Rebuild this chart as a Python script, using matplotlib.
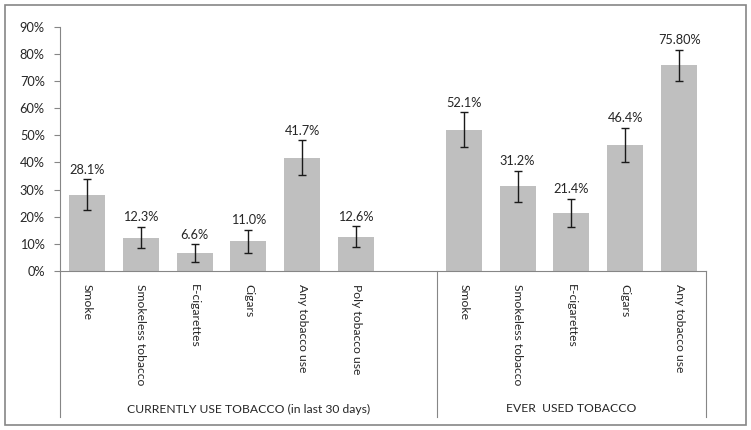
import matplotlib
matplotlib.use("Agg")
import matplotlib.pyplot as plt
from matplotlib.patches import Rectangle
import matplotlib.transforms as mtransforms

plt.rcParams['font.family'] = ['Lato', 'DejaVu Sans']

categories_current = ["Smoke", "Smokeless tobacco", "E-cigarettes", "Cigars", "Any tobacco use", "Poly tobacco use"]
values_current = [28.1, 12.3, 6.6, 11.0, 41.7, 12.6]
errors_current = [5.7, 4.0, 3.2, 4.2, 6.4, 3.8]
labels_current = ["28.1%", "12.3%", "6.6%", "11.0%", "41.7%", "12.6%"]

categories_ever = ["Smoke", "Smokeless tobacco", "E-cigarettes", "Cigars", "Any tobacco use"]
values_ever = [52.1, 31.2, 21.4, 46.4, 75.8]
errors_ever = [6.3, 5.8, 5.3, 6.4, 5.7]
labels_ever = ["52.1%", "31.2%", "21.4%", "46.4%", "75.80%"]

group_labels = ["CURRENTLY USE TOBACCO (in last 30 days)", "EVER  USED TOBACCO"]
yticks = [0, 10, 20, 30, 40, 50, 60, 70, 80, 90]

FS = 8.7
FS_LAB = 9.2
fig = plt.figure(figsize=(7.51, 4.30), dpi=100)
W, H = 751, 430
ax = fig.add_axes([60 / W, 1 - 271 / H, (706 - 60) / W, (271 - 26.7) / H])

x1 = list(range(len(categories_current)))
x2 = [len(categories_current) + 1 + i for i in range(len(categories_ever))]
xs = x1 + x2
vals = values_current + values_ever
errs = errors_current + errors_ever
labs = labels_current + labels_ever
cats = categories_current + categories_ever

ax.bar(xs, vals, width=0.67, color="#BFBFBF", zorder=2)
ax.errorbar(xs, vals, yerr=errs, fmt="none", ecolor="#1a1a1a", elinewidth=1.0,
            capsize=2.6, capthick=1.0, zorder=3)
for x, v, e, l in zip(xs, vals, errs, labs):
    ax.annotate(l, (x, v + e), xytext=(0, 2.5), textcoords="offset points",
                ha="center", va="bottom", fontsize=FS_LAB, color="#262626")

n = len(categories_current) + 1 + len(categories_ever)
ax.set_xlim(-0.5, n - 0.5)
ax.set_ylim(0, 90)
ax.set_yticks(yticks)
ax.set_yticklabels([f"{t}%" for t in yticks], fontsize=FS_LAB, color="#262626")
ax.set_xticks(xs)
ax.set_xticklabels(cats, rotation=270, fontsize=FS, color="#262626", va="top", ha="center")
ax.tick_params(axis="x", length=0, pad=9)
ax.tick_params(axis="y", length=4, width=0.8, color="#868686", direction="out", pad=7)

for s in ["top", "right"]:
    ax.spines[s].set_visible(False)
for s in ["left", "bottom"]:
    ax.spines[s].set_color("#868686")
    ax.spines[s].set_linewidth(0.8)

trans = mtransforms.blended_transform_factory(ax.transData, ax.transAxes)
ybot = -(417 - 271) / (271 - 26.7)
sep = len(categories_current) + 0.5
for xb in [-0.5, sep, n - 0.5]:
    ax.plot([xb, xb], [0, ybot], transform=trans, color="#868686", lw=0.8, clip_on=False)

ylab = -(409 - 271) / (271 - 26.7)
ax.text((-0.5 + sep) / 2, ylab, group_labels[0], transform=trans, ha="center", va="center",
        fontsize=FS, color="#262626")
ax.text((sep + n - 0.5) / 2, ylab, group_labels[1], transform=trans, ha="center", va="center",
        fontsize=FS, color="#262626")

fig.patches.append(Rectangle((5 / W, 5 / H), 741 / W, 420 / H, transform=fig.transFigure,
                             fill=False, edgecolor="#868686", lw=1.2))

fig.savefig("out.png", dpi=100, facecolor="white")
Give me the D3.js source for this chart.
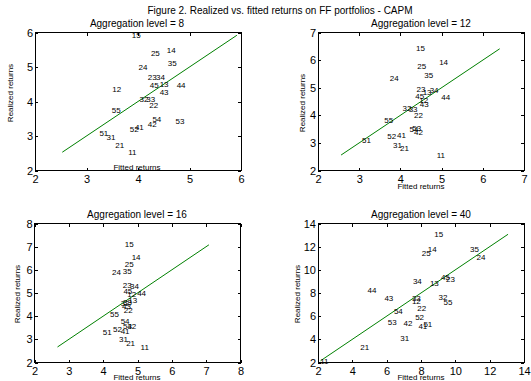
<!DOCTYPE html>
<html>
<head>
<meta charset="utf-8">
<script src="https://cdn.jsdelivr.net/npm/d3@7"></script>
<style>
  html, body { margin: 0; padding: 0; background: #fff; }
  svg { display: block; font-family: "Liberation Sans", Arial, sans-serif; }
</style>
</head>
<body>
<svg id="fig" width="531" height="381"></svg>
<script>
// Fama-French 25 portfolios (size quintile, book-to-market quintile)
const portfolios = ["11","12","13","14","15","21","22","23","24","25",
                    "31","32","33","34","35","41","42","43","44","45",
                    "51","52","53","54","55"];

// Aggregation level = 8
const fitted8   = [3.81,3.50,4.42,4.56,3.88, 3.56,4.22,4.19,4.01,4.25,
                   3.39,4.03,4.16,4.35,4.58, 3.94,4.19,4.42,4.75,4.23,
                   3.25,3.84,4.73,4.28,3.49];
const realized8 = [2.53,4.35,4.50,5.49,5.92, 2.74,3.89,4.70,4.99,5.39,
                   2.97,4.06,4.07,4.70,5.11, 3.26,3.35,4.27,4.47,4.48,
                   3.07,3.21,3.44,3.49,3.75];

// Aggregation level = 12
const fitted12   = [4.88,4.46,4.54,4.94,4.38, 3.99,4.33,4.39,3.74,4.41,
                    3.82,4.05,4.20,4.71,4.58, 3.92,4.33,4.47,4.99,4.36,
                    3.07,3.68,4.29,4.22,3.61];
const realized12 = [2.56,4.55,4.84,5.93,6.42, 2.79,4.01,4.96,5.34,5.78,
                    2.93,4.25,4.22,4.90,5.45, 3.28,3.39,4.41,4.65,4.70,
                    3.11,3.25,3.53,3.51,3.81];

// Aggregation level = 16
const fitted16   = [5.09,4.70,4.73,4.83,4.63, 4.67,4.60,4.57,4.26,4.63,
                    4.46,4.51,4.58,4.78,4.57, 4.51,4.70,4.55,4.99,4.59,
                    3.99,4.29,4.58,4.51,4.20];
const realized16 = [2.68,4.93,4.67,6.54,7.10, 2.83,4.27,5.33,5.89,6.25,
                    3.01,4.58,4.60,5.30,5.95, 3.36,3.55,4.44,5.00,5.06,
                    3.29,3.45,3.58,3.77,4.08];

// Aggregation level = 40
const fitted40   = [2.13,7.47,8.52,8.40,8.77, 4.46,7.78,9.46,11.23,8.05,
                    6.79,9.02,7.47,7.53,10.86, 7.85,6.98,5.87,4.89,9.16,
                    8.14,7.66,6.07,6.42,9.31];
const realized40 = [2.15,7.31,8.86,11.79,13.05, 3.29,6.68,9.23,11.13,11.47,
                    4.10,7.68,7.57,9.03,11.76, 5.16,5.36,7.51,8.23,9.40,
                    5.31,5.91,5.48,6.45,7.17];

// 45-degree reference line extents
const line8  = [2.53, 5.92];
const line12 = [2.56, 6.41];
const line16 = [2.67, 7.08];
const line40 = [2.15, 13.07];

// axis limits and ticks
const ticks8  = [2, 3, 4, 5, 6];
const ticks12 = [2, 3, 4, 5, 6, 7];
const ticks16 = [2, 3, 4, 5, 6, 7, 8];
const ticks40 = [2, 4, 6, 8, 10, 12, 14];

const levels = [8, 12, 16, 40];

const figTitle = "Figure 2. Realized vs. fitted returns on FF portfolios - CAPM";

const panels = [
  { level: 8,  fx: fitted8,  ry: realized8,  line: line8,  ticks: ticks8,
    box: [35, 32.5, 206, 138], xlab: [137, 167], ylab: [10, 93], title: [137, 27] },
  { level: 12, fx: fitted12, ry: realized12, line: line12, ticks: ticks12,
    box: [318, 32.5, 206, 138], xlab: [421, 186.5], ylab: [302, 103], title: [421, 27] },
  { level: 16, fx: fitted16, ry: realized16, line: line16, ticks: ticks16,
    box: [34.5, 223.5, 206, 139], xlab: [137, 377.5], ylab: [17, 294], title: [137, 218] },
  { level: 40, fx: fitted40, ry: realized40, line: line40, ticks: ticks40,
    box: [318, 223.5, 206, 139], xlab: [421, 377.5], ylab: [297, 294], title: [421, 218] }
];

const svg = d3.select("#fig");

svg.append("text")
  .attr("x", 280).attr("y", 13.5)
  .attr("text-anchor", "middle")
  .attr("font-size", 10)
  .text(figTitle);

panels.forEach(p => {
  const [bx, by, bw, bh] = p.box;
  const lo = p.ticks[0], hi = p.ticks[p.ticks.length - 1];
  const x = d3.scaleLinear().domain([lo, hi]).range([0, bw]);
  const y = d3.scaleLinear().domain([lo, hi]).range([bh, 0]);

  const g = svg.append("g").attr("transform", `translate(${bx},${by})`);

  // inward ticks on all four sides
  const styleAxis = (sel, showLabels) => {
    sel.select(".domain").remove();
    sel.selectAll(".tick line").attr("stroke", "#000").attr("shape-rendering", "crispEdges");
    sel.selectAll(".tick text").attr("fill", "#000");
    if (!showLabels) sel.selectAll(".tick text").remove();
  };
  g.append("g").attr("transform", `translate(0,${bh})`)
    .call(d3.axisBottom(x).tickValues(p.ticks).tickFormat(d3.format("d"))
      .tickSizeInner(-3).tickSizeOuter(0).tickPadding(5))
    .attr("font-size", 11).attr("font-family", null)
    .call(s => styleAxis(s, true));
  g.append("g")
    .call(d3.axisLeft(y).tickValues(p.ticks).tickFormat(d3.format("d"))
      .tickSizeInner(-3).tickSizeOuter(0).tickPadding(2))
    .attr("font-size", 11).attr("font-family", null)
    .call(s => styleAxis(s, true));
  g.append("g")
    .call(d3.axisTop(x).tickValues(p.ticks).tickSizeInner(-3).tickSizeOuter(0))
    .call(s => styleAxis(s, false));
  g.append("g").attr("transform", `translate(${bw},0)`)
    .call(d3.axisRight(y).tickValues(p.ticks).tickSizeInner(-3).tickSizeOuter(0))
    .call(s => styleAxis(s, false));

  g.append("rect")
    .attr("width", bw).attr("height", bh)
    .attr("fill", "none").attr("stroke", "#000")
    .attr("shape-rendering", "crispEdges");

  // reference line
  g.append("line")
    .attr("x1", x(p.line[0])).attr("y1", y(p.line[0]))
    .attr("x2", x(p.line[1])).attr("y2", y(p.line[1]))
    .attr("stroke", "#008000").attr("stroke-width", 1);

  // portfolio labels at (fitted, realized)
  g.selectAll("text.pf")
    .data(portfolios.map((name, i) => ({ name, fx: p.fx[i], ry: p.ry[i] })))
    .join("text")
    .attr("class", "pf")
    .attr("x", d => x(d.fx))
    .attr("y", d => y(d.ry))
    .attr("dy", "0.35em")
    .attr("font-size", 8)
    .text(d => d.name);

  // titles and axis labels (figure coordinates)
  svg.append("text")
    .attr("x", p.title[0]).attr("y", p.title[1])
    .attr("text-anchor", "middle").attr("font-size", 10)
    .text(`Aggregation level = ${p.level}`);
  svg.append("text")
    .attr("x", p.xlab[0]).attr("y", p.xlab[1])
    .attr("text-anchor", "middle").attr("dy", "0.35em").attr("font-size", 8)
    .text("Fitted returns");
  svg.append("text")
    .attr("transform", `translate(${p.ylab[0]},${p.ylab[1]}) rotate(-90)`)
    .attr("text-anchor", "middle").attr("dy", "0.35em").attr("font-size", 8)
    .text("Realized returns");
});
</script>
</body>
</html>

[Prompt]
From the first line of the listing above, repeat every line through the one holding "plt.rcParams['font.family'] = ['Lato', 'DejaVu". Both ends count, and pictures stay out.

[Solution to the problem]
Rebuild this chart as a Python script, using matplotlib.
import matplotlib
matplotlib.use("Agg")
import matplotlib.pyplot as plt
from matplotlib.patches import Rectangle
import matplotlib.transforms as mtransforms

plt.rcParams['font.family'] = ['Lato', 'DejaVu Sans']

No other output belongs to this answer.